Schumacher’s book talks of this; Buddhist economy is akin to Gandhi or Vinoba Bhave’s ideas. In order that man becomes divine there should be opportunity to all; going to work place should be easy, enjoying work, taking pride on one’s creation leads to respect and self esteem.


Friday, November 03, 2006 – 2006

Last weekend I got a chance to visit, an annual IT tradeshow promoted by Government of Karnataka along with Software Technology Parks of India (STPI).

Following are some of the stuff which I liked this time:
IP Zone

This stall was dedicated for ‘Intellectual property development in India’ and it was really amazing. This had about 11 participants who demonstrated their products (Completely developed out of India) and felt ‘special’ when I saw the ‘Made in India’ logo in some of these products. Yes! It’s happening! Products can be completely developed out of India. Following are some of the companies and their products:

a. SemIndia: This Company deserves a special note because it is promoted as a public-private partnership, supported by Government of Andra Pradesh. I was able to see their Broadband routers (One with single Ethernet-DSL and another with multiple Ethernet ports with Wireless) and it was simply amazing. This organization is setting up their hardware manufacturing facility in Hyderabad which is really interesting. Currently lots of embedded product companies are relying on countries like Taiwan, China and Korea for hardware manufacturing. By having this facility in India not only reduces the turn-around time, but also helps to achieve 100% ‘Made in India’ products.
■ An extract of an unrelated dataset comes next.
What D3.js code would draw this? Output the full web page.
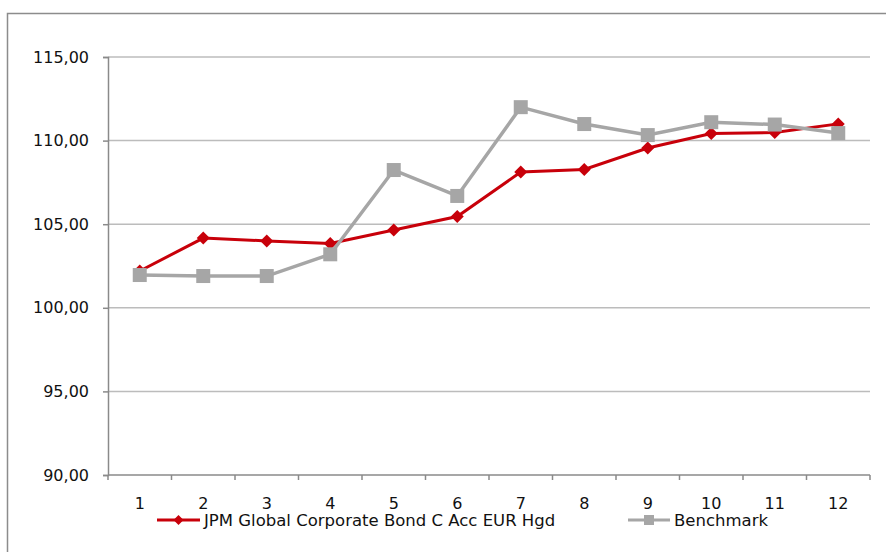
<!DOCTYPE html>
<html><head><meta charset="utf-8">
<script src="https://cdn.jsdelivr.net/npm/d3@7"></script>
<style>body{margin:0;background:#fff}svg{display:block}</style>
</head><body>
<script>
const categories = [1,2,3,4,5,6,7,8,9,10,11,12];
const fundName = "JPM Global Corporate Bond C Acc EUR Hgd";
const fundValues = [102.2,104.17,104.0,103.85,104.65,105.46,108.12,108.27,109.56,110.42,110.48,111.0];
const benchName = "Benchmark";
const benchValues = [101.96,101.9,101.9,103.2,108.24,106.69,112.0,110.99,110.33,111.1,110.96,110.45];
const yTicks = [90,95,100,105,110,115];

const W=886,H=552;
const svg=d3.select("body").append("svg").attr("width",W).attr("height",H);
const font="DejaVu Sans, Verdana, sans-serif";
svg.append("rect").attr("x",7.5).attr("y",13.5).attr("width",890).attr("height",560)
  .attr("fill","none").attr("stroke","#8c8c8c").attr("stroke-width",1.5);

const L=108,R=870,T=57,B=475;
const x=d3.scaleBand().domain(categories).range([L,R]);
const y=d3.scaleLinear().domain([90,115]).range([B,T]);
const axisColor="#8a8a8a";

svg.append("g").selectAll("line").data(yTicks.filter(d=>d>90)).join("line")
  .attr("x1",L).attr("x2",R).attr("y1",d=>y(d)).attr("y2",d=>y(d))
  .attr("stroke","#bcbcbc").attr("stroke-width",1.5);

const fmt=d=>d3.format(".2f")(d).replace(".",",");
const yAxis=svg.append("g").attr("transform",`translate(${L},0)`)
  .call(d3.axisLeft(y).tickValues(yTicks).tickFormat(fmt).tickSize(5).tickPadding(14));
yAxis.select(".domain").attr("stroke",axisColor).attr("stroke-width",1.5);
yAxis.selectAll(".tick line").attr("stroke",axisColor).attr("stroke-width",1.5);
yAxis.selectAll("text").attr("font-family",font).attr("font-size",16).attr("fill","#111");

const xAxis=svg.append("g").attr("transform",`translate(0,${B})`);
xAxis.append("line").attr("x1",L).attr("x2",R).attr("stroke",axisColor).attr("stroke-width",1.5);
const edges=categories.map(c=>x(c)).concat([R]);
xAxis.selectAll("line.tk").data(edges).join("line").attr("class","tk")
  .attr("x1",d=>d).attr("x2",d=>d).attr("y1",0).attr("y2",5)
  .attr("stroke",axisColor).attr("stroke-width",1.5);
xAxis.selectAll("text").data(categories).join("text")
  .attr("x",d=>x(d)+x.bandwidth()/2).attr("y",34).attr("text-anchor","middle")
  .attr("font-family",font).attr("font-size",16).attr("fill","#111").text(d=>d);

const cx=d=>x(d)+x.bandwidth()/2;
const line=d3.line().x((d,i)=>cx(categories[i])).y(d=>y(d));
const red="#c8000a", gray="#a6a6a6";

function diamond(g,px,py,s){g.append("path").attr("d",`M${px},${py-s}L${px+s},${py}L${px},${py+s}L${px-s},${py}Z`).attr("fill",red);}
function square(g,px,py,s){g.append("rect").attr("x",px-s).attr("y",py-s).attr("width",2*s).attr("height",2*s).attr("fill",gray);}

const gF=svg.append("g");
gF.append("path").datum(fundValues).attr("d",line).attr("fill","none").attr("stroke",red).attr("stroke-width",3);
fundValues.forEach((v,i)=>diamond(gF,cx(categories[i]),y(v),6.5));
const gB=svg.append("g");
gB.append("path").datum(benchValues).attr("d",line).attr("fill","none").attr("stroke",gray).attr("stroke-width",3.5);
benchValues.forEach((v,i)=>square(gB,cx(categories[i]),y(v),7));

const lg=svg.append("g");
lg.append("line").attr("x1",157).attr("x2",200).attr("y1",520).attr("y2",520).attr("stroke",red).attr("stroke-width",3);
diamond(lg,178.5,520,5);
lg.append("text").attr("x",204).attr("y",526).attr("font-family",font).attr("font-size",16.5).attr("fill","#111").text(fundName);
lg.append("line").attr("x1",628).attr("x2",670).attr("y1",520).attr("y2",520).attr("stroke",gray).attr("stroke-width",3);
square(lg,649,520,5);
lg.append("text").attr("x",674).attr("y",526).attr("font-family",font).attr("font-size",16.5).attr("fill","#111").text(benchName);
</script>
</body></html>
b. Video on Demand: I was also able to see products many products having Video-On-Demand (VOD) support. This seems to be the next big thing where the media is delivered over the any form network like Internet, Cable television. The satellite based delivery of video (as a digital media) would bring in significant changes in India because of the following reasons:
i. Laying cables throughout India is a difficult task as it involves huge amount of investment and regulatory issues. Also satellite network can even penetrate the smallest village without running any cable.
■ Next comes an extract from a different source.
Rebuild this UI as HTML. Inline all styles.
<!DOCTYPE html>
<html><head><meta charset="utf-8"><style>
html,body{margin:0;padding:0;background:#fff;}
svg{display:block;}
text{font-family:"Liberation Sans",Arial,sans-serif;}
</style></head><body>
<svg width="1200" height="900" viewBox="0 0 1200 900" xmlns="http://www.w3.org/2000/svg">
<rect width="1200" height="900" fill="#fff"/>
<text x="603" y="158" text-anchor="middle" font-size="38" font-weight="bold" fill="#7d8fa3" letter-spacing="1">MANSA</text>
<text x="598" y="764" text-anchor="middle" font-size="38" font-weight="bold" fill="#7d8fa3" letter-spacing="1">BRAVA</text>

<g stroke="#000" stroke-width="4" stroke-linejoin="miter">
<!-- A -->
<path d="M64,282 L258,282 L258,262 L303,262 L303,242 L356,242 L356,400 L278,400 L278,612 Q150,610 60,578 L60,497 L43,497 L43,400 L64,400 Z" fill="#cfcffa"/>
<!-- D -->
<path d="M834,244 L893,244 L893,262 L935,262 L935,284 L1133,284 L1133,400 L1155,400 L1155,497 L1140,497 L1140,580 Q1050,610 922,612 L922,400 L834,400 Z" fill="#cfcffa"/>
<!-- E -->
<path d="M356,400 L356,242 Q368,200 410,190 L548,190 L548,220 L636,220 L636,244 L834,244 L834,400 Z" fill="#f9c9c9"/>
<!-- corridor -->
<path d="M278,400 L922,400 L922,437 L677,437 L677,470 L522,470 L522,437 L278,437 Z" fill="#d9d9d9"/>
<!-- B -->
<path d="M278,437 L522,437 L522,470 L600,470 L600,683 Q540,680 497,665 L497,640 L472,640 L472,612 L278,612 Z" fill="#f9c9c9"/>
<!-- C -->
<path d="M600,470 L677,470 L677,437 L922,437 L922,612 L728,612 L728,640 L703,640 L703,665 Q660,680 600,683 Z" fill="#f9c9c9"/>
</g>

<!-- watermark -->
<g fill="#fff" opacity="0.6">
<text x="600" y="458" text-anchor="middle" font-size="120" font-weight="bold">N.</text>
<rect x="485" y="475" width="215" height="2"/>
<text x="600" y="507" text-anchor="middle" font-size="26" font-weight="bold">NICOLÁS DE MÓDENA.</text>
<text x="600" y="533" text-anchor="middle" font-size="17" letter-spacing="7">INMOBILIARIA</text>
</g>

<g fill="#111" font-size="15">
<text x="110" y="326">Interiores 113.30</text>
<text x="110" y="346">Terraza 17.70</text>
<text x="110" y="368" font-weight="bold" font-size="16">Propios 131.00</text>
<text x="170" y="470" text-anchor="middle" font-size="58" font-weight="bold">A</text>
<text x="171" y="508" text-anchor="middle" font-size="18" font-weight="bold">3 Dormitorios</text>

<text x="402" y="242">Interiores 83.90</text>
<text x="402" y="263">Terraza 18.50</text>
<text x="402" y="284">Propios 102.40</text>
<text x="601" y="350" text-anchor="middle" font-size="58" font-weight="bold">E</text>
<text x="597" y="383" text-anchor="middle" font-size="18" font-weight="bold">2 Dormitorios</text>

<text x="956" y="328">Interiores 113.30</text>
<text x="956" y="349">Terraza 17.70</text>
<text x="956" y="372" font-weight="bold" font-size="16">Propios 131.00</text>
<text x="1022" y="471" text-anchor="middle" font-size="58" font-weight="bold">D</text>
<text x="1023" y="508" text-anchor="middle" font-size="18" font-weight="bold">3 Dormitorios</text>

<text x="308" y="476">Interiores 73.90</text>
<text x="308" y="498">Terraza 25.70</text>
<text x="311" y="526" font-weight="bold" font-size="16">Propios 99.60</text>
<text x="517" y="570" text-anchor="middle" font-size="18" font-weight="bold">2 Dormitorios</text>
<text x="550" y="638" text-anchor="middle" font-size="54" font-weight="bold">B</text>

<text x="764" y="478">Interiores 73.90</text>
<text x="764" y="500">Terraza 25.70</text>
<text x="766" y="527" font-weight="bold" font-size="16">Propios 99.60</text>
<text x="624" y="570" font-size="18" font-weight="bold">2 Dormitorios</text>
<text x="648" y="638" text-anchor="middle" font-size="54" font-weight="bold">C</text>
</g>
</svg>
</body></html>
ii. The cable TV network (which is maintained by local goons) will proceed towards consolidation and get organized. When professional players like Tata (who are providing this service via their latest ‘Tata Sky’ product) enter into this segment, it will become better.
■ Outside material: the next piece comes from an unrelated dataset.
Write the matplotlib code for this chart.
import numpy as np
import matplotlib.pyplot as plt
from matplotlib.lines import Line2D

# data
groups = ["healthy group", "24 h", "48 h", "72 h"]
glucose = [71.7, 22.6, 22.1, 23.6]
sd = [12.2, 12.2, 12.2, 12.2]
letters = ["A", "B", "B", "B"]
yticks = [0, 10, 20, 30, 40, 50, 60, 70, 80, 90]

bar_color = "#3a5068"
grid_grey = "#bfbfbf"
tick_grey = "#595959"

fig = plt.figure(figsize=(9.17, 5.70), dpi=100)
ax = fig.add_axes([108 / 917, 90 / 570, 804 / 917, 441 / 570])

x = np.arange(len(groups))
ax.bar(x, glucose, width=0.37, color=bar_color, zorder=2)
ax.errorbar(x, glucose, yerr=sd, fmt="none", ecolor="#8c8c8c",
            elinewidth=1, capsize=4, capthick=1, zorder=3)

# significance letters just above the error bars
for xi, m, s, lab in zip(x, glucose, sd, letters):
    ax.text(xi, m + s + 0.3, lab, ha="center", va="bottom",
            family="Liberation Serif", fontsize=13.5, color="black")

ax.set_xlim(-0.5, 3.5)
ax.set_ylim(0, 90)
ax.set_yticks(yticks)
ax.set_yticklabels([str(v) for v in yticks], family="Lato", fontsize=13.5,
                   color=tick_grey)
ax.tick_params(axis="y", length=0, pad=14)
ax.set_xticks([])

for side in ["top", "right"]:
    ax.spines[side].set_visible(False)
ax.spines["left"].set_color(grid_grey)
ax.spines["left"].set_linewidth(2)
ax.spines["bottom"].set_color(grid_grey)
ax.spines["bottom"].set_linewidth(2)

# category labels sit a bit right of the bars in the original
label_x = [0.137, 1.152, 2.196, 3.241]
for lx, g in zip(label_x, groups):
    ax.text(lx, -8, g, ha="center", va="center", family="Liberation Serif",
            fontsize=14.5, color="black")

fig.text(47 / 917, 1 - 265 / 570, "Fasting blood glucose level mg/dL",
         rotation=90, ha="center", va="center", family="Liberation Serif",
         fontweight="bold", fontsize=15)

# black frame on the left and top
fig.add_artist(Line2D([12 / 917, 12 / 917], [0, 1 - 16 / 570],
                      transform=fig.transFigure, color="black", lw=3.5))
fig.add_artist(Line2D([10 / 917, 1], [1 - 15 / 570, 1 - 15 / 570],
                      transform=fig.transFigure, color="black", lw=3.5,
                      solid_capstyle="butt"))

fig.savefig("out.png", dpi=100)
c. Others: I could see Video phone platform which is licensed to Original Equipment Manufactures (OEMs). Encore has got their Mobile computing devices with customized Linux. These devices are being used for computer education in countries like Africa. I was also able to see Enterprise routers with integrated data, voice and security.

States and IT:
Various states have put up their stalls about how they are promoting IT by various ways. Following are some of the interesting points:
a. In spite of all problems the ‘Brand Bangalore’ is ruling this industry. Bangalore is the second hottest city in the world (Next to Tokyo) for setting up new shop. This also explains why the city is getting costlier day by day.

b. It’s very clear now! My ‘Sambar state’ (Tamil Nadu) is where the future action is going to be. I got a chance to interact with some of the officials from Electronic Corporation of Tamil Nadu (ELCOT) and they have clearly laid out plans to promote IT in Tamil Nadu. Next to Chennai they are setting up IT parks in Coimbatore, Trichy, Thirunelveli, Salem, Madurai and Hosur. Lands for IT Park are already allotted in Coimbatore and other places the land is almost finalized. They even had maps where these lands are going to be.

c. Gujarat, Kerala, West Bengal and Orissa gave their attendance just by having their stalls. I couldn’t find anything interesting. This time I couldn’t see Andra Pradesh. May be because Mr. Naidu, CEO of AP is not in power?

Other than the above mentioned points, remaining stalls were normal ones. The disappointing point was we couldn’t find any place to sit and have tea. Only grand Asoka has their stall and we ended up paying 20 bucks for a tea.